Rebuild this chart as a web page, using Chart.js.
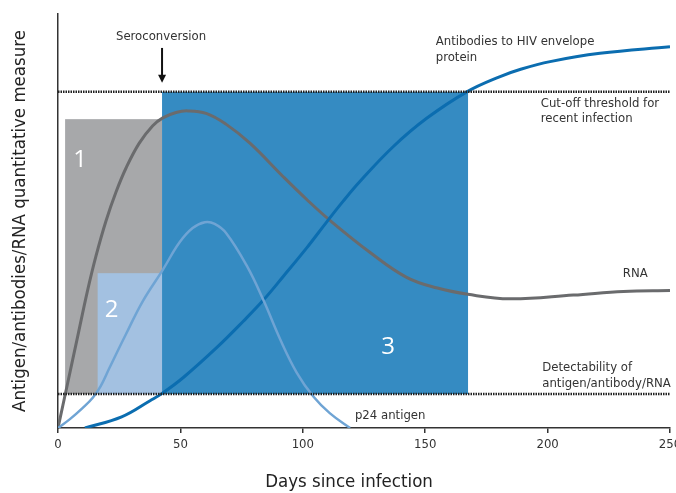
<!DOCTYPE html>
<html>
<head>
<meta charset="utf-8">
<script src="https://cdn.jsdelivr.net/npm/chart.js@4"></script>
<style>
    html, body { margin: 0; padding: 0; background: #fff; }
    #wrap { width: 676px; height: 493px; }
</style>
</head>
<body>
<div id="wrap"><canvas id="myChart" width="676" height="493"></canvas></div>
<script>
"use strict";

// Kurvor (dagar / nivå 0-100).
const rnaDays = [0, 4, 8, 12, 15.5, 19.6, 23.7, 27.8, 33.2, 38.7, 42.8, 48.2, 53, 60.5, 68.6, 78.4, 92, 101.6, 111, 127.5, 142.4, 155, 167.4, 184.6, 210.5, 231, 250];
const rnaLevel = [0, 11, 22, 33, 41.5, 50, 57, 62.8, 68.8, 73, 74.9, 76.2, 76.6, 76, 73.4, 68.8, 60.7, 55.2, 50.2, 42.4, 36.4, 33.8, 32.3, 31.2, 32.1, 33, 33.2];

const p24Days = [0, 5, 10, 14.2, 17.5, 21, 27.8, 34.6, 42.8, 49.6, 55, 60, 64, 68.8, 77.1, 83.9, 90.7, 97.5, 104.3, 111, 119.3];
const p24Level = [0, 2.2, 4.8, 7.3, 10.2, 14.5, 22.7, 30.6, 38.2, 44.8, 48.3, 49.7, 49.3, 47, 39.2, 30.9, 21.5, 13.4, 7.6, 3.6, 0];

const antibodyDays = [11, 26, 37.6, 42.4, 51.2, 64.8, 75.7, 83.9, 92, 101.6, 109.8, 116.5, 123.4, 137, 150.6, 167, 180.6, 188.7, 201, 221.4, 250];
const antibodyLevel = [0, 2.7, 6.6, 8.3, 12.2, 19.4, 25.8, 30.9, 36.6, 43.5, 49.8, 54.8, 59.6, 68, 74.8, 81.2, 84.9, 86.6, 88.5, 90.5, 92.1];

// Tröskelnivåer.
const cutoffLevel = 81.2;
const detectLevel = 8.2;

// Fönster 1, 2, 3 (start, slut, topp).
const windowNames = ["1", "2", "3"];
const windowStart = [2.9, 16.2, 42.5];
const windowEnd = [42.5, 42.5, 167.5];
const windowTop = [74.6, 37.4, cutoffLevel];

// Axel.
const dayTicks = [0, 50, 100, 150, 200, 250];

const smallFont = "13px 'DejaVu Sans Condensed', 'Liberation Sans Narrow', sans-serif";
const bigFont = "'DejaVu Sans Condensed', 'Liberation Sans Narrow', sans-serif";

// Gör om två arrayer till punkter.
function toPoints(xs, ys) {
    return xs.map((x, i) => ({ x: x, y: ys[i] }));
}

// Ritar rutorna bakom kurvorna.
const windowPlugin = {
    id: "windows",
    beforeDatasetsDraw(chart) {
        const ctx = chart.ctx;
        const x = chart.scales.x;
        const y = chart.scales.y;
        const colors = ["#a7a8aa", "#a3c1e1", "#358bc2"];
        ctx.save();
        windowNames.forEach((name, i) => {
            const left = x.getPixelForValue(windowStart[i]);
            const right = x.getPixelForValue(windowEnd[i]);
            const top = y.getPixelForValue(windowTop[i]);
            const bottom = y.getPixelForValue(detectLevel);
            ctx.fillStyle = colors[i];
            ctx.fillRect(left, top, right - left, bottom - top);
        });
        ctx.restore();
    }
};

// Texter och pil ovanpå.
const labelPlugin = {
    id: "labels",
    afterDatasetsDraw(chart) {
        const ctx = chart.ctx;
        const x = chart.scales.x;
        const y = chart.scales.y;
        ctx.save();

        // Siffror i rutorna.
        ctx.fillStyle = "#ffffff";
        ctx.font = "24px 'Open Sans', sans-serif";
        ctx.textAlign = "center";
        ctx.textBaseline = "middle";
        const numberPos = [[9, 64.7], [21.9, 28.5], [134.8, 19.6]];
        windowNames.forEach((name, i) => {
            ctx.fillText(name, x.getPixelForValue(numberPos[i][0]), y.getPixelForValue(numberPos[i][1]));
        });

        // Beskrivande texter.
        ctx.fillStyle = "#333333";
        ctx.font = smallFont;
        ctx.textAlign = "left";
        const texts = [
            ["Antibodies to HIV envelope", 154.3, 93.4],
            ["protein", 154.3, 89.5],
            ["Cut-off threshold for", 197.2, 78.4],
            ["recent infection", 197.2, 74.8],
            ["RNA", 230.7, 37.4],
            ["Detectability of", 197.8, 14.7],
            ["antigen/antibody/RNA", 197.8, 10.8],
            ["p24 antigen", 121.3, 3.1]
        ];
        texts.forEach(t => {
            ctx.fillText(t[0], x.getPixelForValue(t[1]), y.getPixelForValue(t[2]));
        });

        // Serokonversion med pil.
        const sx = x.getPixelForValue(42.5);
        ctx.textAlign = "center";
        ctx.fillText("Seroconversion", sx - 1, y.getPixelForValue(94.5));
        const y0 = y.getPixelForValue(91.8);
        const y1 = y.getPixelForValue(83.4);
        ctx.strokeStyle = "#111111";
        ctx.fillStyle = "#111111";
        ctx.lineWidth = 2;
        ctx.beginPath();
        ctx.moveTo(sx, y0);
        ctx.lineTo(sx, y1 - 6);
        ctx.stroke();
        ctx.beginPath();
        ctx.moveTo(sx - 4, y1 - 8);
        ctx.lineTo(sx + 4, y1 - 8);
        ctx.lineTo(sx, y1);
        ctx.closePath();
        ctx.fill();

        // X-axelns titel, något vänster om mitten som i förlagan.
        ctx.fillStyle = "#222222";
        ctx.font = "18.5px " + bigFont;
        ctx.fillText("Days since infection", x.getPixelForValue(118.9), chart.height - 11);

        ctx.restore();
    }
};

const ctx = document.getElementById("myChart");

new Chart(ctx, {
    type: "line",
    data: {
        datasets: [
            {
                label: "Cut-off",
                data: toPoints([0, 250], [cutoffLevel, cutoffLevel]),
                borderColor: "#222222",
                borderWidth: 2.5,
                borderDash: [1.5, 1],
                tension: 0
            },
            {
                label: "Detectability",
                data: toPoints([0, 250], [detectLevel, detectLevel]),
                borderColor: "#222222",
                borderWidth: 2.5,
                borderDash: [1.5, 1],
                tension: 0
            },
            {
                label: "p24 antigen",
                data: toPoints(p24Days, p24Level),
                borderColor: "#6fa4d4",
                borderWidth: 2.5
            },
            {
                label: "Antibodies",
                data: toPoints(antibodyDays, antibodyLevel),
                borderColor: "#0b6db0",
                borderWidth: 3
            },
            {
                label: "RNA",
                data: toPoints(rnaDays, rnaLevel),
                borderColor: "#6a6b6d",
                borderWidth: 3
            }
        ]
    },
    options: {
        responsive: false,
        animation: false,
        events: [],
        layout: {
            padding: { top: 14, right: 6, left: 0, bottom: 0 }
        },
        elements: {
            point: { radius: 0 },
            line: { tension: 0.4, fill: false, capBezierPoints: true }
        },
        plugins: {
            legend: { display: false },
            tooltip: { enabled: false }
        },
        scales: {
            x: {
                type: "linear",
                min: 0,
                max: 250,
                afterBuildTicks(scale) {
                    scale.ticks = dayTicks.map(v => ({ value: v }));
                },
                afterFit(scale) {
                    scale.height = 65;
                    scale.paddingLeft = 0;
                    scale.paddingRight = 0;
                },
                border: { display: true, color: "#333333", width: 1.5 },
                grid: { drawOnChartArea: false, drawTicks: true, tickLength: 5, color: "#333333", lineWidth: 1.5 },
                ticks: {
                    color: "#333333",
                    padding: 4,
                    maxRotation: 0,
                    font: { family: bigFont, size: 13 }
                },
                title: { display: false }
            },
            y: {
                min: 0,
                max: 100,
                afterFit(scale) {
                    scale.width = 58;
                },
                border: { display: true, color: "#333333", width: 1.5 },
                grid: { drawOnChartArea: false, drawTicks: false },
                ticks: { display: false },
                title: {
                    display: true,
                    text: "Antigen/antibodies/RNA quantitative measure",
                    color: "#222222",
                    padding: { top: 9, bottom: 9 },
                    font: { family: bigFont, size: 18.5 }
                }
            }
        }
    },
    plugins: [windowPlugin, labelPlugin]
});
</script>
</body>
</html>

→ TASK TO COMPLETE:
Reproduce the material above from its first line through the line containing "32.1, 33, 33.2];", both ends included, and skip every picture.

→ ANSWER TO THIS EXERCISE:
Rebuild this chart as a web page, using Chart.js.
<!DOCTYPE html>
<html>
<head>
<meta charset="utf-8">
<script src="https://cdn.jsdelivr.net/npm/chart.js@4"></script>
<style>
    html, body { margin: 0; padding: 0; background: #fff; }
    #wrap { width: 676px; height: 493px; }
</style>
</head>
<body>
<div id="wrap"><canvas id="myChart" width="676" height="493"></canvas></div>
<script>
"use strict";

// Kurvor (dagar / nivå 0-100).
const rnaDays = [0, 4, 8, 12, 15.5, 19.6, 23.7, 27.8, 33.2, 38.7, 42.8, 48.2, 53, 60.5, 68.6, 78.4, 92, 101.6, 111, 127.5, 142.4, 155, 167.4, 184.6, 210.5, 231, 250];
const rnaLevel = [0, 11, 22, 33, 41.5, 50, 57, 62.8, 68.8, 73, 74.9, 76.2, 76.6, 76, 73.4, 68.8, 60.7, 55.2, 50.2, 42.4, 36.4, 33.8, 32.3, 31.2, 32.1, 33, 33.2];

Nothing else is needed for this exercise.